WRITTEN REQUEST:
Take the listing from its first line through the line that contains "(0,0) rectangle (474,670);" and please retype those lines exactly, leaving out the pictures.

^^^^^^^^

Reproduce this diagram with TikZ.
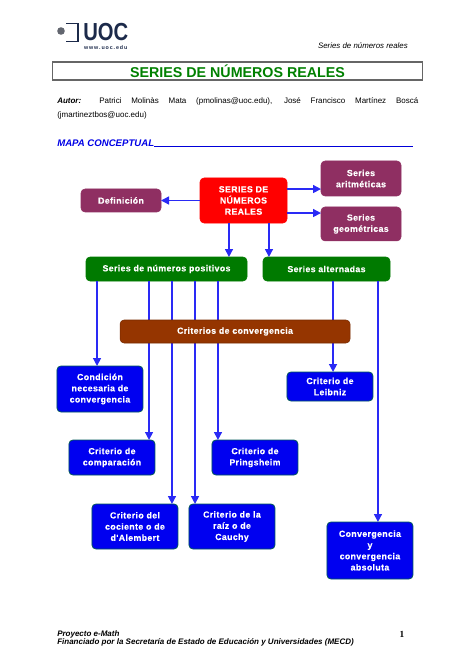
\documentclass[tikz,border=0pt]{standalone}
\usepackage{fontspec}
\setmainfont{Liberation Sans}
\newfontfamily\serifnum{Liberation Serif}
\newfontfamily\boxfont[LetterSpace=4,FakeBold=0.3]{Liberation Sans Bold}
\usepackage{xcolor}
\usepackage{tikz}
\usetikzlibrary{arrows.meta,positioning}
\definecolor{plumbox}{HTML}{8F2F62}
\definecolor{greenbox}{HTML}{007A00}
\definecolor{brownbox}{HTML}{953500}
\definecolor{bluebox}{HTML}{0000F0}
\definecolor{linkblue}{HTML}{2A2AF5}
\definecolor{navylogo}{HTML}{1C2A4A}

\begin{document}
\begin{tikzpicture}[
    x=0.75pt, y=-0.75pt,
    box/.style={rounded corners=3pt, align=center, inner sep=0pt, outer sep=0pt, text=white, font=\boxfont\fontsize{6.6pt}{8.4pt}\selectfont, minimum width=64.5pt},
    mainbox/.style={box, fill=red, draw=red, minimum width=65.25pt, minimum height=33.75pt},
    plumnode/.style={box, fill=plumbox, draw=plumbox, minimum width=60pt},
    seriesbox/.style={box, fill=greenbox, draw=greenbox, minimum height=18pt},
    critbox/.style={box, fill=bluebox, draw=teal!70!black, line width=0.6pt},
    arrow/.style={-{Triangle[length=6pt,width=6pt]}, line width=1.1pt, draw=linkblue}
]
\useasboundingbox (0,0) rectangle (474,670);

% page header
\draw[navylogo, line width=1.2pt] (66,23.5) -- (78,23.5) -- (78,41.5) -- (66,41.5);
\fill[gray!70!navylogo] (61,31) circle (3.8);
\node[anchor=west, inner sep=0pt, text=navylogo, font=\bfseries\fontsize{18.5pt}{18.5pt}\selectfont] (logo) at (83,32) {\scalebox{0.82}[1]{UOC}};
\node[below=3pt of logo, inner sep=0pt, text=navylogo, font=\bfseries\fontsize{4pt}{4pt}\selectfont] (web) {w\,w\,w\,.\,u\,o\,c\,.\,e\,d\,u};
\node[anchor=east, inner sep=0pt, font=\itshape\fontsize{5.9pt}{8pt}\selectfont] (header) at (408,46) {Series de números reales};

\node[draw=gray!80!black, line width=0.9pt, minimum width=278pt, minimum height=13.5pt, inner sep=0pt, text=green!50!black, font=\bfseries\fontsize{10.7pt}{12pt}\selectfont] (title) at (237.5,71) {SERIES DE NÚMEROS REALES};

\node[anchor=north west, inner sep=0pt, text width=270.75pt, align=justify, font=\fontsize{6pt}{10.5pt}\selectfont] (author) at (57,97) {\textbf{\textit{Autor:}} Patrici Molinàs Mata (pmolinas@uoc.edu), José Francisco Martínez Boscá \mbox{(jmartineztbos@uoc.edu)}};

\node[anchor=west, inner sep=0pt, text=blue!90!black, font=\bfseries\itshape\fontsize{7.2pt}{9pt}\selectfont] (mapa) at (57,143) {MAPA CONCEPTUAL};
\draw[blue!85!black, line width=0.8pt] (mapa.south east) -- ++(259,0) coordinate (mapaend);

% diagram
\node[mainbox] (series) at (243.5,200.5) {SERIES DE\\NÚMEROS\\REALES};
\node[plumnode, left=29.25pt of series, minimum height=17.25pt] (definicion) {Definición};
\node[plumnode, right=25.5pt of series.east, yshift=16.5pt, minimum height=26.25pt] (aritmeticas) {Series\\aritméticas};
\node[plumnode, right=25.5pt of series.east, yshift=-17.6pt, minimum height=25.5pt] (geometricas) {Series\\geométricas};

\node[seriesbox, below=25.5pt of series, xshift=-57.75pt, minimum width=120.75pt] (positivos) {Series de números positivos};
\node[seriesbox, right=12pt of positivos, minimum width=95.25pt] (alternadas) {Series alternadas};

\node[critbox, below=63.75pt of positivos, xshift=-49.9pt, minimum height=34.5pt] (condicion) {Condición\\necesaria de\\convergencia};
\node[critbox, below=21pt of condicion, xshift=9pt, minimum height=26.25pt] (comparacion) {Criterio de\\comparación};
\node[critbox, right=42.75pt of comparacion, minimum height=26.25pt] (pringsheim) {Criterio de\\Pringsheim};
\node[critbox, below=21.75pt of comparacion, xshift=17.25pt, minimum height=33.75pt] (cociente) {Criterio del\\cociente o de\\d'Alembert};
\node[critbox, right=8.25pt of cociente, minimum height=33.75pt] (cauchy) {Criterio de la\\raíz o de\\Cauchy};
\node[critbox, below=68.25pt of alternadas, xshift=2.6pt, minimum height=21.75pt] (leibniz) {Criterio de\\Leibniz};
\node[critbox, below=90.75pt of leibniz, xshift=30pt, minimum height=42.75pt] (absoluta) {Convergencia\\y\\convergencia\\absoluta};

\draw[arrow] (series.west) -- (definicion.east);
\draw[arrow] ([yshift=8.6pt]series.east) -- ([yshift=8.6pt]series.east -| aritmeticas.west);
\draw[arrow] ([yshift=-9.4pt]series.east) -- ([yshift=-9.4pt]series.east -| geometricas.west);
\draw[arrow] ([xshift=-10.9pt]series.south) coordinate (toppos) -- (toppos |- positivos.north);
\draw[arrow] ([xshift=19.1pt]series.south) coordinate (topalt) -- (topalt |- alternadas.north);

\foreach \dx/\target in {-52.1pt/condicion, -13.1pt/comparacion, 4.1pt/cociente, 21.4pt/cauchy, 38.6pt/pringsheim}
    \draw[arrow] ([xshift=\dx]positivos.south) coordinate (top) -- (top |- \target.north);
\foreach \dx/\target in {4.9pt/leibniz, 38.6pt/absoluta}
    \draw[arrow] ([xshift=\dx]alternadas.south) coordinate (top) -- (top |- \target.north);

\node[box, fill=brownbox, draw=brownbox!80!black, below=29.25pt of positivos, xshift=51.4pt, minimum width=172.5pt, minimum height=17.25pt] (criterios) {Criterios de convergencia};

% page footer
\node[anchor=base west, inner sep=0pt, font=\bfseries\itshape\fontsize{6pt}{7pt}\selectfont] (proyecto) at (57,636) {Proyecto e-Math};
\node[anchor=base west, inner sep=0pt, font=\bfseries\itshape\fontsize{6pt}{7pt}\selectfont] (footer) at (57,644.5) {Financiado por la Secretaría de Estado de Educación y Universidades (MECD)};
\node[inner sep=0pt, font=\serifnum\bfseries\fontsize{7pt}{8pt}\selectfont] (pagenum) at (402,634) {1};
\end{tikzpicture}
\end{document}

^^^^^^^^

RESULT OF THE EXERCISE:
Reproduce this diagram with TikZ.
\documentclass[tikz,border=0pt]{standalone}
\usepackage{fontspec}
\setmainfont{Liberation Sans}
\newfontfamily\serifnum{Liberation Serif}
\newfontfamily\boxfont[LetterSpace=4,FakeBold=0.3]{Liberation Sans Bold}
\usepackage{xcolor}
\usepackage{tikz}
\usetikzlibrary{arrows.meta,positioning}
\definecolor{plumbox}{HTML}{8F2F62}
\definecolor{greenbox}{HTML}{007A00}
\definecolor{brownbox}{HTML}{953500}
\definecolor{bluebox}{HTML}{0000F0}
\definecolor{linkblue}{HTML}{2A2AF5}
\definecolor{navylogo}{HTML}{1C2A4A}

\begin{document}
\begin{tikzpicture}[
    x=0.75pt, y=-0.75pt,
    box/.style={rounded corners=3pt, align=center, inner sep=0pt, outer sep=0pt, text=white, font=\boxfont\fontsize{6.6pt}{8.4pt}\selectfont, minimum width=64.5pt},
    mainbox/.style={box, fill=red, draw=red, minimum width=65.25pt, minimum height=33.75pt},
    plumnode/.style={box, fill=plumbox, draw=plumbox, minimum width=60pt},
    seriesbox/.style={box, fill=greenbox, draw=greenbox, minimum height=18pt},
    critbox/.style={box, fill=bluebox, draw=teal!70!black, line width=0.6pt},
    arrow/.style={-{Triangle[length=6pt,width=6pt]}, line width=1.1pt, draw=linkblue}
]
\useasboundingbox (0,0) rectangle (474,670);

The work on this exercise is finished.